Serious question: Is “Directed Acyclical Graph” really an unknown term for people? The author harped on it pretty hard, but what it is…is pretty apparent, no? I mean, I’ve encountered the term often, but I don’t think I had any need to look it up…
I'm a computer engineer with more than a decade of development experience with embedded systems... I use C/C++/python everyday and "Directed Acyclical Graph" is never mentioned by name, no one in my experience says make me a DAG. Hell, I had to look it up when I read your comment and went "oh that's what those are called". I use em to show relationships between states or to descide a system that is best diagramed using a DAG. Do I or anyone I've talked to in my career call them DAG.. lol no.
Agreed. Why would a person need to look it up when the name literally describes it. Directed? Means connections are in a single direction. Acyclic? A-cyclic = non-cyclical, doesn't have cycles. Graph is... well a graph.
Which part does the author think an average programmer should struggle with?

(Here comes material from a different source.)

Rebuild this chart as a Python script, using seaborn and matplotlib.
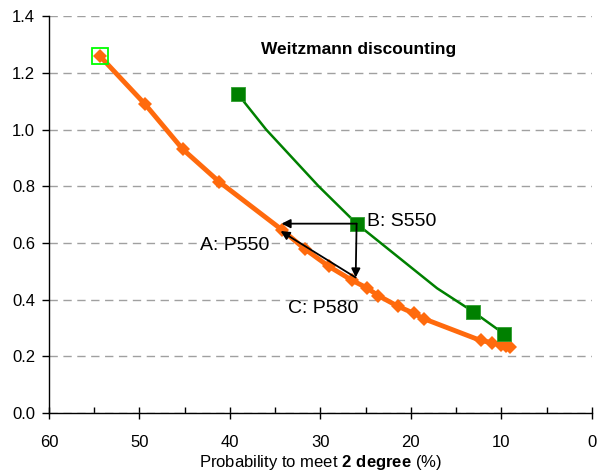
import numpy as np
import matplotlib
matplotlib.use("Agg")
import matplotlib.pyplot as plt
import seaborn as sns

# orange curve (P scenarios)
p_prob = [54.4, 49.4, 45.2, 41.2, 34.2, 31.7, 29.1, 26.5, 24.9, 23.6, 21.4, 19.7, 18.6, 12.3, 11.0, 10.0, 9.5, 9.0]
p_cost = [1.26, 1.09, 0.93, 0.816, 0.645, 0.578, 0.518, 0.468, 0.442, 0.414, 0.376, 0.352, 0.333, 0.256, 0.248, 0.240, 0.236, 0.233]

# green curve (S scenarios); only some points carry a marker
s_prob = [39.1, 36.0, 30.2, 26.0, 17.1, 13.1, 9.7]
s_cost = [1.124, 1.0, 0.80, 0.668, 0.44, 0.357, 0.279]
s_marked = [True, False, False, True, False, True, True]

labels = ["A: P550", "B: S550", "C: P580"]
label_x = [43.3, 24.8, 33.6]
label_y = [0.592, 0.676, 0.369]

sns.set_style("white")
plt.rcParams["font.family"] = ["Liberation Sans", "DejaVu Sans"]
plt.rcParams["mathtext.fontset"] = "custom"
plt.rcParams["mathtext.bf"] = "Liberation Sans:bold"
plt.rcParams["mathtext.rm"] = "Liberation Sans"
plt.rcParams["text.color"] = "black"
plt.rcParams["axes.labelcolor"] = "black"
plt.rcParams["xtick.color"] = "black"
plt.rcParams["ytick.color"] = "black"

fig = plt.figure(figsize=(5.99, 4.75), dpi=100)
ax = fig.add_axes([0.0818, 0.1305, 0.9062, 0.8355])

orange = "#FF6A0D"
green = "#008000"

sns.lineplot(x=p_prob, y=p_cost, ax=ax, color=orange, lw=3.5, marker="D",
             markersize=7, markeredgewidth=0, sort=False, estimator=None, zorder=4)
# highlight of first point
ax.plot(p_prob[0], p_cost[0], marker="s", markersize=11, mfc="none",
        mec="#00FF00", mew=1.3, zorder=5)

sns.lineplot(x=s_prob, y=s_cost, ax=ax, color=green, lw=1.8, sort=False,
             estimator=None, zorder=3)
mx = [x for x, m in zip(s_prob, s_marked) if m]
my = [y for y, m in zip(s_cost, s_marked) if m]
sns.scatterplot(x=mx, y=my, ax=ax, color=green, marker="s", s=95,
                linewidth=0.6, edgecolor="#2E9E2E", zorder=4)

# arrows B -> A, B -> C, C -> A
b = (s_prob[3], s_cost[3])
a = (34.3, 0.668)
c = (26.1, 0.478)
a2 = (34.4, 0.642)
arr = dict(arrowstyle="-|>", color="black", lw=1.3, mutation_scale=13,
           shrinkA=0, shrinkB=0)
ax.annotate("", xy=a, xytext=b, arrowprops=arr, zorder=6)
ax.annotate("", xy=c, xytext=b, arrowprops=arr, zorder=6)
ax.annotate("", xy=a2, xytext=c, arrowprops=arr, zorder=6)

for t, x, y in zip(labels, label_x, label_y):
    ax.text(x, y, t, fontsize=14, ha="left", va="center", zorder=7)

ax.text(0.570, 0.915, "Weitzmann discounting", transform=ax.transAxes,
        fontsize=12.5, fontweight="bold", ha="center", va="center")

# title mostly above the top edge, as in the source picture
fig.text(0.654, 1.011, "(% GDP)", fontsize=16, fontweight="bold",
         ha="center", va="baseline")

ax.set_xlim(60, 0)
ax.set_ylim(0, 1.4)
ax.set_xticks(np.arange(60, -1, -10))
ax.set_xticks(np.arange(55, 0, -10), minor=True)
ax.set_yticks(np.arange(0, 1.41, 0.2))
ax.set_yticklabels([f"{v:.1f}" for v in np.arange(0, 1.41, 0.2)])
ax.yaxis.grid(True, color="#A0A0A0", linestyle=(0, (6, 4)), lw=1)
ax.set_axisbelow(True)

for s in ["top", "right"]:
    ax.spines[s].set_visible(False)
for s in ["left", "bottom"]:
    ax.spines[s].set_color("black")
    ax.spines[s].set_linewidth(1)

ax.tick_params(axis="y", which="major", direction="out", length=5, width=1,
               left=True, labelsize=12, pad=5)
ax.tick_params(axis="x", which="major", direction="inout", length=8, width=1,
               bottom=True, labelsize=12, pad=12)
ax.tick_params(axis="x", which="minor", direction="in", length=4, width=1,
               bottom=True)

ax.set_xlabel(r"Probability to meet $\bf{2\ degree}$ (%)", fontsize=12,
              labelpad=2)
ax.set_ylabel("")

fig.savefig("out.png", dpi=100)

It's very well-known and common knowledge. It's certainly something that I will talk about without feeling the need to define terms or something. I would assume anyone unfamiliar with it either didn't pay attention in school or never went to school to begin with.
Gradle is absolute rubbish, definitely the worst experience I've had with a build system. But Maven is also rubbish.
IMO a CLI should be the primary way of interacting with the build system (see e.g. Go, Rust, JS with NPM or Yarn, Python with Poetry) and manually editing the build file should be reserved for edge cases and extensions.
As someone who wants to use Kotlin or Scala, is there another way to get around these two? Coming from .NET or NPM I found both of these to be terrible.